Ao deliberar com dois conselheiros, o soberano poderá sucumbir à sua influência
combinada, ou então ser prejudicado por uma divergência entre eles. Com três ou
quatro conselheiros, porém, o soberano alcançará resultados satisfatórios, sem
grande dificuldade. Se os conselheiros são mais de quatro, a decisão só será
alcançada depois de muito trabalho; e será mais difícil manter o segredo.

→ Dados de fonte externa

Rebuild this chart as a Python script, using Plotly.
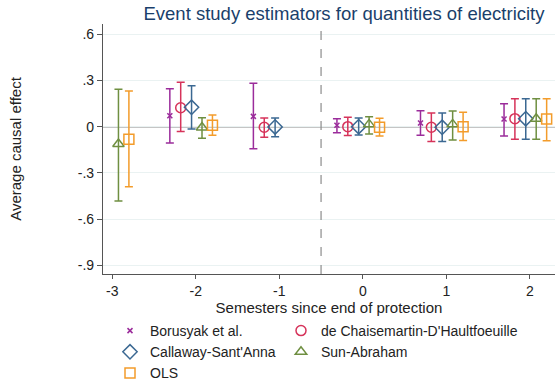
import plotly.graph_objects as go

# ---- data ----
series_names = ["Borusyak et al.", "de Chaisemartin-D'Haultfoeuille",
                "Callaway-Sant'Anna", "Sun-Abraham", "OLS"]

bor_periods = [-2, -1, 0, 1, 2]
bor_est = [0.071, 0.067, 0.009, 0.024, 0.050]
bor_lo = [-0.106, -0.143, -0.039, -0.056, -0.061]
bor_hi = [0.247, 0.282, 0.052, 0.104, 0.149]

dc_periods = [-2, -1, 0, 1, 2]
dc_est = [0.123, -0.004, 0.000, -0.004, 0.052]
dc_lo = [-0.032, -0.069, -0.058, -0.097, -0.082]
dc_hi = [0.288, 0.056, 0.061, 0.089, 0.182]

cs_periods = [-2, -1, 0, 1, 2]
cs_est = [0.126, -0.002, 0.000, -0.004, 0.052]
cs_lo = [-0.015, -0.066, -0.054, -0.097, -0.082]
cs_hi = [0.266, 0.056, 0.056, 0.089, 0.182]

sa_periods = [-3, -2, 0, 1, 2]
sa_est = [-0.112, -0.005, 0.015, 0.015, 0.052]
sa_lo = [-0.482, -0.075, -0.048, -0.087, -0.082]
sa_hi = [0.243, 0.058, 0.065, 0.102, 0.182]

ols_periods = [-3, -2, 0, 1, 2]
ols_est = [-0.082, 0.009, -0.004, 0.000, 0.050]
ols_lo = [-0.390, -0.056, -0.061, -0.089, -0.091]
ols_hi = [0.232, 0.076, 0.054, 0.093, 0.182]

x_ticks = [-3, -2, -1, 0, 1, 2]
y_ticks = [0.6, 0.3, 0, -0.3, -0.6, -0.9]
y_ticklabels = [".6", ".3", "0", "-.3", "-.6", "-.9"]

# ---- styling ----
FONT = "Liberation Sans, Arial, sans-serif"
offsets = [-0.31, -0.18, -0.05, 0.075, 0.2]
colors = ["#9b2c9b", "#d6335a", "#3b6892", "#6f8f41", "#f39c2b"]
symbols = ["x-thin", "circle-open", "diamond-open", "triangle-up-open", "square-open"]
sizes = [5, 10, 11, 10, 10]
legends = ["legend", "legend2", "legend", "legend2", "legend"]

data = [
    (bor_periods, bor_est, bor_lo, bor_hi),
    (dc_periods, dc_est, dc_lo, dc_hi),
    (cs_periods, cs_est, cs_lo, cs_hi),
    (sa_periods, sa_est, sa_lo, sa_hi),
    (ols_periods, ols_est, ols_lo, ols_hi),
]

fig = go.Figure()
for i, (per, est, lo, hi) in enumerate(data):
    xs = [p + offsets[i] for p in per]
    fig.add_trace(go.Scatter(
        x=xs, y=est, mode="markers", name=series_names[i],
        legend=legends[i], cliponaxis=False,
        marker=dict(symbol=symbols[i], size=sizes[i], color=colors[i],
                     line=dict(width=1.5, color=colors[i])),
        error_y=dict(type="data", symmetric=False,
                     array=[h - e for h, e in zip(hi, est)],
                     arrayminus=[e - l for e, l in zip(est, lo)],
                     color=colors[i], thickness=1.5, width=4),
    ))

W, H = 555, 383
ml, mr, mt, mb = 103, 0, 24, 109
pw, ph = W - ml - mr, H - mt - mb

def px_x(px):
    return (px - ml) / pw

def px_y(py):
    return (H - mb - py) / ph

legend_style = dict(yanchor="top", xanchor="left", orientation="v",
                    font=dict(size=14, color="#222222", family=FONT),
                    itemwidth=30, tracegroupgap=0,
                    bgcolor="rgba(0,0,0,0)")

fig.update_layout(
    width=W, height=H,
    margin=dict(l=ml, r=mr, t=mt, b=mb, autoexpand=False),
    paper_bgcolor="white", plot_bgcolor="white",
    font=dict(family=FONT, size=14, color="#222222"),
    title=dict(text="Event study estimators for quantities of electricity",
               x=344 / W, xanchor="center", xref="container",
               y=1 - 14 / H, yanchor="middle", yref="container",
               font=dict(size=18.5, color="#1a3f6b", family=FONT)),
    xaxis=dict(range=[-3.11, 2.30], tickmode="array", tickvals=x_ticks,
               ticktext=[str(t) for t in x_ticks], automargin=True,
               showline=True, linecolor="#555555", linewidth=1.2,
               ticks="outside", ticklen=4, tickcolor="#555555",
               showgrid=False, zeroline=False,
               tickfont=dict(size=14, color="#222222"),
               title=dict(text="Semesters since end of protection", standoff=0,
                          font=dict(size=15, color="#222222"))),
    yaxis=dict(range=[-0.957, 0.667], tickmode="array", tickvals=y_ticks,
               ticktext=y_ticklabels, automargin=True,
               showline=True, linecolor="#555555", linewidth=1.2,
               ticks="outside", ticklen=5, tickcolor="#555555",
               showgrid=True, gridcolor="#eaf2f2", gridwidth=1, zeroline=False,
               tickfont=dict(size=14, color="#222222"),
               title=dict(text="Average causal effect", standoff=52,
                          font=dict(size=15, color="#222222"))),
    legend=dict(x=px_x(110), y=px_y(315), **legend_style),
    legend2=dict(x=px_x(281), y=px_y(315), **legend_style),
)

# zero reference line and vertical dashed line
fig.add_hline(y=0, line=dict(color="#8c8c8c", width=1.5), layer="below")
fig.add_vline(x=-0.5, line=dict(color="#8c8c8c", width=1.2, dash="dash"))

fig.write_html("out.html", config={"displayModeBar": False},
               post_script="document.body.style.margin='0px';")
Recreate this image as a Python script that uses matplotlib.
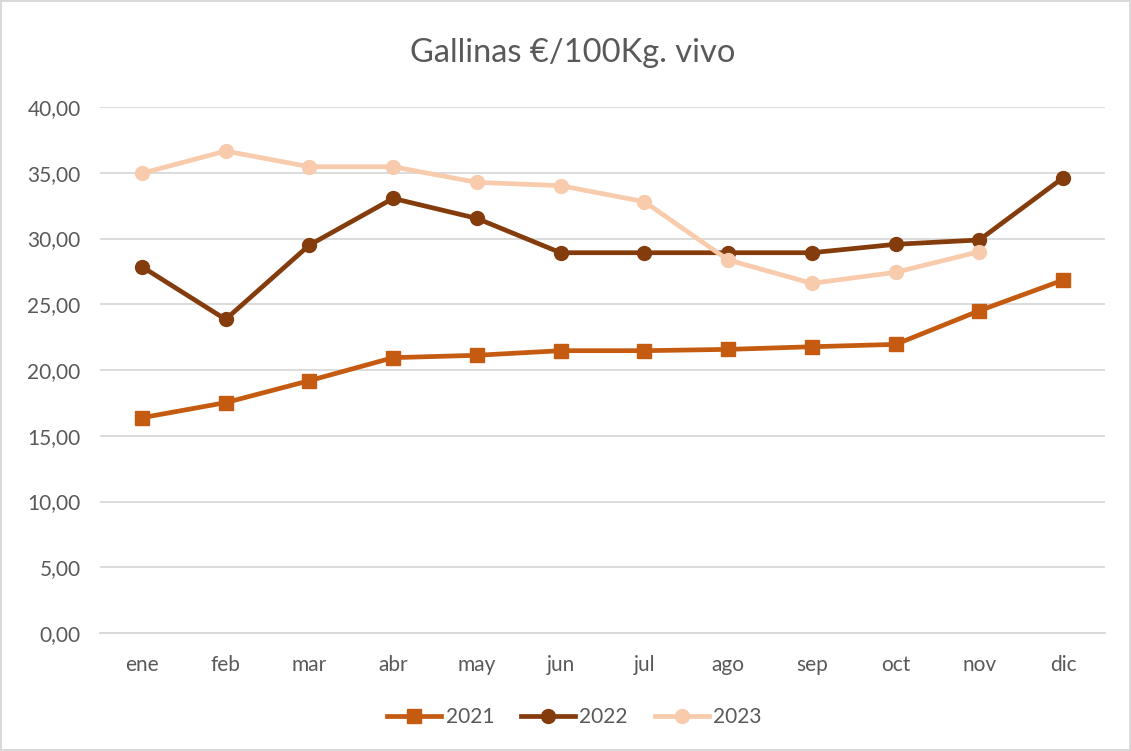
import matplotlib.pyplot as plt
from matplotlib.ticker import FuncFormatter

months = ['ene', 'feb', 'mar', 'abr', 'may', 'jun', 'jul', 'ago', 'sep', 'oct', 'nov', 'dic']
precio_2021 = [16.37, 17.52, 19.19, 20.94, 21.12, 21.47, 21.47, 21.57, 21.77, 21.95, 24.51, 26.84]
precio_2022 = [27.86, 23.85, 29.50, 33.05, 31.53, 28.92, 28.92, 28.92, 28.92, 29.56, 29.89, 34.62]
precio_2023 = [34.96, 36.65, 35.46, 35.46, 34.27, 34.02, 32.80, 28.37, 26.59, 27.43, 29.00]

plt.rcParams['font.family'] = ['Lato', 'DejaVu Sans']
txt = '#595959'

fig = plt.figure(figsize=(11.31, 7.51), dpi=100)
fig.patch.set_edgecolor('#D9D9D9')
fig.patch.set_linewidth(1.5)
ax = fig.add_axes([0.0884, 0.1571, 0.8886, 0.7004])

x = list(range(len(months)))
ax.plot(x, precio_2021, color='#C55A11', lw=3.4, marker='s', ms=10.5, label='2021')
ax.plot(x, precio_2022, color='#843C0C', lw=3.4, marker='o', ms=10, label='2022')
ax.plot(x[:len(precio_2023)], precio_2023, color='#F8CBAD', lw=3.4, marker='o', ms=10, label='2023')

ax.set_xlim(-0.5, 11.5)
ax.set_ylim(0, 40)
ax.set_yticks(range(0, 41, 5))
ax.yaxis.set_major_formatter(FuncFormatter(lambda v, p: f'{v:.2f}'.replace('.', ',')))
ax.set_xticks(x)
ax.set_xticklabels(months)
ax.grid(axis='y', color='#D9D9D9', lw=1.3)
ax.set_axisbelow(True)
for s in ['top', 'right', 'left']:
    ax.spines[s].set_visible(False)
ax.spines['bottom'].set_color('#D9D9D9')
ax.spines['bottom'].set_linewidth(1.3)
ax.tick_params(axis='both', length=0, colors=txt, labelsize=15)
ax.tick_params(axis='x', pad=16)
ax.tick_params(axis='y', pad=14)

fig.text(0.506, 0.93, 'Gallinas €/100Kg. vivo', ha='center', va='center', fontsize=23.5, color=txt)
fig.legend(loc='center', bbox_to_anchor=(0.508, 0.045), ncol=3, frameon=False,
           fontsize=15, labelcolor=txt, handlelength=2.6, columnspacing=1.3, handletextpad=0.2)

fig.savefig('out.png', dpi=100)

Assim, segundo as circunstâncias de tempo e lugar, e a natureza do trabalho em
questão, o soberano poderá decidir se convém deliberar sozinho ou com um ou
dois conselheiros.
São os
seguintes os cinco fatores de qualquer deliberação: os instrumentos para
executar o trabalho, o comando de homens e meios em escala suficiente, o local
e o tempo, a prevenção dos perigos e o êxito final.
O
soberano poderá indagar opinião dos conselheiros, individual ou coletivamente,
e avaliar a competência de cada um deles ao medir as razões que apresentem para
sustentar seu parecer.
É
preciso não perder tempo, quando surge a oportunidade. E também evitar longa
deliberação com aqueles cujos aliados serão prejudicados pela decisão do
soberano.
KAUTILYA. Arthashastra. (p. 77-119).
In: ISÓCRATES. et
al. Conselhos aos governantes. Brasilia: Senado Federal, 2000, 841p. (Coleção Clássicos da política).